------ DATA SECTION ------
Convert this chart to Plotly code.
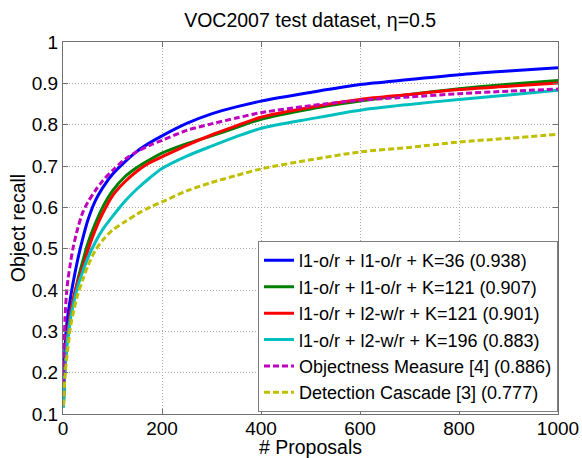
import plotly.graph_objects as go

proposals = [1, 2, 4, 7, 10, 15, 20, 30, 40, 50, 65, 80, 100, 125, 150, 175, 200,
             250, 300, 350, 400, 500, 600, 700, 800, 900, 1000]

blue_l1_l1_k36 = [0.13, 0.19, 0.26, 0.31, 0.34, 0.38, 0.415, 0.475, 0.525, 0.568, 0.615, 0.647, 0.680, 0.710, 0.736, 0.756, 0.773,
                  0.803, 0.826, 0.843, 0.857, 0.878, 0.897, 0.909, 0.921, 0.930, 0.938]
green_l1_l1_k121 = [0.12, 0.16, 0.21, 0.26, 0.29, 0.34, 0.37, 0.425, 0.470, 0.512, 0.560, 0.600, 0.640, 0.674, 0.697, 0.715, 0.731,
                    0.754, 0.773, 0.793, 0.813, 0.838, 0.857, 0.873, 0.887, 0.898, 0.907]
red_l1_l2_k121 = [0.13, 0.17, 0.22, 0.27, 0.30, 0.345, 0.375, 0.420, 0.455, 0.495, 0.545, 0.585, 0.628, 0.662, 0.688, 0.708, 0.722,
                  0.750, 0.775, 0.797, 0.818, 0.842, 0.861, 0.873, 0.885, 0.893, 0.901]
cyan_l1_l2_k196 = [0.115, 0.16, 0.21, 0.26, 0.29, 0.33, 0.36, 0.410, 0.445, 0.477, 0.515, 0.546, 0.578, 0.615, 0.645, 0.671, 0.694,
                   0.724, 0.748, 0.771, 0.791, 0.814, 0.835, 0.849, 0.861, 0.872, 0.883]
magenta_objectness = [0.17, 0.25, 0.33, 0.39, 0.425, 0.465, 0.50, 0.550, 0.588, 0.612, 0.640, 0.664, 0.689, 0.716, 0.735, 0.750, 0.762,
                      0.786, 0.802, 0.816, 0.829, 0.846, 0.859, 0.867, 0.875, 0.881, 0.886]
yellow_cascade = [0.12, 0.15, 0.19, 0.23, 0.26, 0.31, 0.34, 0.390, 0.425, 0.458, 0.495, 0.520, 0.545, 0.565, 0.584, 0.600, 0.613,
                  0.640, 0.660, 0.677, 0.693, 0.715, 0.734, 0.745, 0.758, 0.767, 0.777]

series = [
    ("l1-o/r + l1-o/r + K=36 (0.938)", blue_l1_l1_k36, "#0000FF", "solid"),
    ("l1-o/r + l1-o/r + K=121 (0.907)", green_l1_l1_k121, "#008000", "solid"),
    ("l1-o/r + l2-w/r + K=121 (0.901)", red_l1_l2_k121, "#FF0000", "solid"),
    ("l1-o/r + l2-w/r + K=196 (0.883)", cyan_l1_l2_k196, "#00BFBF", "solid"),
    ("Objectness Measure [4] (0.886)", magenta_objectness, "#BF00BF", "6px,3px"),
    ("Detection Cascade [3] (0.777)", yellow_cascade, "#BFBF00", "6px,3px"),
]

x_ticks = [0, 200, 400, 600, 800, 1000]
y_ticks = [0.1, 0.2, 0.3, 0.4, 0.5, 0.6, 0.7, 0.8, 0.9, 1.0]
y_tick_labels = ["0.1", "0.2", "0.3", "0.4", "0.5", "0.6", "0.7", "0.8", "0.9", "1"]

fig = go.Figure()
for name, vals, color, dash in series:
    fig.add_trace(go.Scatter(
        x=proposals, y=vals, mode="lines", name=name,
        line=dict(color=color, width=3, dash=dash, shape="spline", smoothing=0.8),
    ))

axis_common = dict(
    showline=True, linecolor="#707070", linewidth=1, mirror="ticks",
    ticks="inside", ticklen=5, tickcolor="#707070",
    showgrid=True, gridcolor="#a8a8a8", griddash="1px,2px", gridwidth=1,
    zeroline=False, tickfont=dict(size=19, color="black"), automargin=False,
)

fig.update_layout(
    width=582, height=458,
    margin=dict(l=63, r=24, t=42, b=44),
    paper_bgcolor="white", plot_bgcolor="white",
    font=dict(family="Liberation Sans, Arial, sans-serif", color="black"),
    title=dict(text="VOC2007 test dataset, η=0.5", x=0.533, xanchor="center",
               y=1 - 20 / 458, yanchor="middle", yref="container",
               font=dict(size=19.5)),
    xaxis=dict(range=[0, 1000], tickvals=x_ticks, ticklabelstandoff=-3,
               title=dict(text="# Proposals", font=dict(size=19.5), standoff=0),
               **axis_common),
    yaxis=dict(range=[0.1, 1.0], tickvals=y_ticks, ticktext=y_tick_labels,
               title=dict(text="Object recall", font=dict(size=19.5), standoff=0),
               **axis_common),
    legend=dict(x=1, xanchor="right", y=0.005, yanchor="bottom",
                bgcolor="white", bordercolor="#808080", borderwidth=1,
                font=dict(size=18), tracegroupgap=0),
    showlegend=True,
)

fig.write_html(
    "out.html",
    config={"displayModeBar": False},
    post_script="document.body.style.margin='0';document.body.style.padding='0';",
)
------
SHORT PROBLEM:
Go through the listing above and write it all out exactly, leaving out any picture.

SOLUTION TO THIS PROBLEM:
Convert this chart to Plotly code.
import plotly.graph_objects as go

proposals = [1, 2, 4, 7, 10, 15, 20, 30, 40, 50, 65, 80, 100, 125, 150, 175, 200,
             250, 300, 350, 400, 500, 600, 700, 800, 900, 1000]

blue_l1_l1_k36 = [0.13, 0.19, 0.26, 0.31, 0.34, 0.38, 0.415, 0.475, 0.525, 0.568, 0.615, 0.647, 0.680, 0.710, 0.736, 0.756, 0.773,
                  0.803, 0.826, 0.843, 0.857, 0.878, 0.897, 0.909, 0.921, 0.930, 0.938]
green_l1_l1_k121 = [0.12, 0.16, 0.21, 0.26, 0.29, 0.34, 0.37, 0.425, 0.470, 0.512, 0.560, 0.600, 0.640, 0.674, 0.697, 0.715, 0.731,
                    0.754, 0.773, 0.793, 0.813, 0.838, 0.857, 0.873, 0.887, 0.898, 0.907]
red_l1_l2_k121 = [0.13, 0.17, 0.22, 0.27, 0.30, 0.345, 0.375, 0.420, 0.455, 0.495, 0.545, 0.585, 0.628, 0.662, 0.688, 0.708, 0.722,
                  0.750, 0.775, 0.797, 0.818, 0.842, 0.861, 0.873, 0.885, 0.893, 0.901]
cyan_l1_l2_k196 = [0.115, 0.16, 0.21, 0.26, 0.29, 0.33, 0.36, 0.410, 0.445, 0.477, 0.515, 0.546, 0.578, 0.615, 0.645, 0.671, 0.694,
                   0.724, 0.748, 0.771, 0.791, 0.814, 0.835, 0.849, 0.861, 0.872, 0.883]
magenta_objectness = [0.17, 0.25, 0.33, 0.39, 0.425, 0.465, 0.50, 0.550, 0.588, 0.612, 0.640, 0.664, 0.689, 0.716, 0.735, 0.750, 0.762,
                      0.786, 0.802, 0.816, 0.829, 0.846, 0.859, 0.867, 0.875, 0.881, 0.886]
yellow_cascade = [0.12, 0.15, 0.19, 0.23, 0.26, 0.31, 0.34, 0.390, 0.425, 0.458, 0.495, 0.520, 0.545, 0.565, 0.584, 0.600, 0.613,
                  0.640, 0.660, 0.677, 0.693, 0.715, 0.734, 0.745, 0.758, 0.767, 0.777]

series = [
    ("l1-o/r + l1-o/r + K=36 (0.938)", blue_l1_l1_k36, "#0000FF", "solid"),
    ("l1-o/r + l1-o/r + K=121 (0.907)", green_l1_l1_k121, "#008000", "solid"),
    ("l1-o/r + l2-w/r + K=121 (0.901)", red_l1_l2_k121, "#FF0000", "solid"),
    ("l1-o/r + l2-w/r + K=196 (0.883)", cyan_l1_l2_k196, "#00BFBF", "solid"),
    ("Objectness Measure [4] (0.886)", magenta_objectness, "#BF00BF", "6px,3px"),
    ("Detection Cascade [3] (0.777)", yellow_cascade, "#BFBF00", "6px,3px"),
]

x_ticks = [0, 200, 400, 600, 800, 1000]
y_ticks = [0.1, 0.2, 0.3, 0.4, 0.5, 0.6, 0.7, 0.8, 0.9, 1.0]
y_tick_labels = ["0.1", "0.2", "0.3", "0.4", "0.5", "0.6", "0.7", "0.8", "0.9", "1"]

fig = go.Figure()
for name, vals, color, dash in series:
    fig.add_trace(go.Scatter(
        x=proposals, y=vals, mode="lines", name=name,
        line=dict(color=color, width=3, dash=dash, shape="spline", smoothing=0.8),
    ))

axis_common = dict(
    showline=True, linecolor="#707070", linewidth=1, mirror="ticks",
    ticks="inside", ticklen=5, tickcolor="#707070",
    showgrid=True, gridcolor="#a8a8a8", griddash="1px,2px", gridwidth=1,
    zeroline=False, tickfont=dict(size=19, color="black"), automargin=False,
)

fig.update_layout(
    width=582, height=458,
    margin=dict(l=63, r=24, t=42, b=44),
    paper_bgcolor="white", plot_bgcolor="white",
    font=dict(family="Liberation Sans, Arial, sans-serif", color="black"),
    title=dict(text="VOC2007 test dataset, η=0.5", x=0.533, xanchor="center",
               y=1 - 20 / 458, yanchor="middle", yref="container",
               font=dict(size=19.5)),
    xaxis=dict(range=[0, 1000], tickvals=x_ticks, ticklabelstandoff=-3,
               title=dict(text="# Proposals", font=dict(size=19.5), standoff=0),
               **axis_common),
    yaxis=dict(range=[0.1, 1.0], tickvals=y_ticks, ticktext=y_tick_labels,
               title=dict(text="Object recall", font=dict(size=19.5), standoff=0),
               **axis_common),
    legend=dict(x=1, xanchor="right", y=0.005, yanchor="bottom",
                bgcolor="white", bordercolor="#808080", borderwidth=1,
                font=dict(size=18), tracegroupgap=0),
    showlegend=True,
)

fig.write_html(
    "out.html",
    config={"displayModeBar": False},
    post_script="document.body.style.margin='0';document.body.style.padding='0';",
)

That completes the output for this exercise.